Bagaimana peran morfem dalam mengubah bentuk verba menjadi adjektiva?

image

Morfem adalah unit terkecil dari tata bahasa yang memiliki arti.
Morfem tidak dapat dibagi menjadi bentuk yang lebih kecil dari bahasa lagi. Morfem juga memiliki beberapa jenis yang bisa mengubah satu kelas kata menjadi kelas kata lainnya.
Lalu, bagaimana peran morfem dalam mengubah bentuk verba menjadi adjektiva?

1 Like

Morfem adalah satuan terkecil bahasa yang memiliki pengertian dalam suatu ujaran. Seperti yang dikemukakan oleh Hocket (1958, hlm. 123 dalam Tarigan 1987, hlm. 6) morfem adalah unsur terkecil yang secara individual mengandung pengertian dalam ujaran suatu bahasa.

Lalu seperti apa morfem itu? Dapat berupa imbuhan atau kata, misalnya: ber-, di-, juang. Keraf (1987, hlm. 51) membedakan morfem menjadi dua, yaitu:
morfem bebas yang dapat langsung membentuk sebuah kalimat atau morfem yang dapat berdiri sendiri;
morfem terikat yang tidak dapat langsung membina sebuah kalimat, tetapi selalu terikat dengan morfem lain.

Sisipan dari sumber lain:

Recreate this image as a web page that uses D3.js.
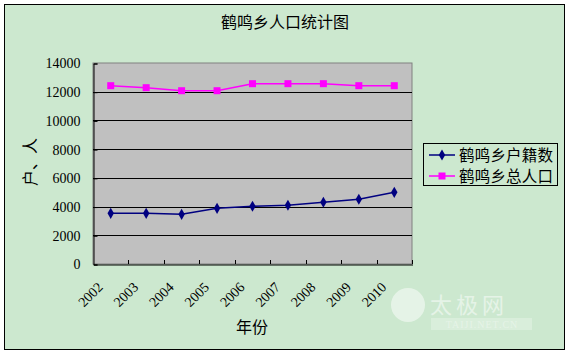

Morfem sangat berperan penting dalam beberapa proses morfologis, baik dalam proses pembentukan verba maupun adjektiva. Ada beberapa proses morfologis yang harus dilalui oleh morfem, baik afiksasi atau penambahan imbuhan, reduplikasi atau pengulangan, maupun komposisi. Sebagai contoh morfem bebas rumah melalui proses afiksasi dengan penambahan konfiks me-kan menjadi merumahkan berubah bentuk menjadi verba selanjutnya bila ditambah konfiks di-kan menjadi dirumahkan berubah bentuk dari morfem menjadi adjektiva

Morfem adalah unsur bahasa yang mempunyai makna dan ikut mendukung makna. Berdasarkan (J.W.M Verhaar, 2010:106) menyatakan bahwa morfem itu merupakan suatu kesatuan yang abstrak, dapat berupa segmental (utuh atau terbagi) dapat berupa nol, dapat juga berupa nada tertentu.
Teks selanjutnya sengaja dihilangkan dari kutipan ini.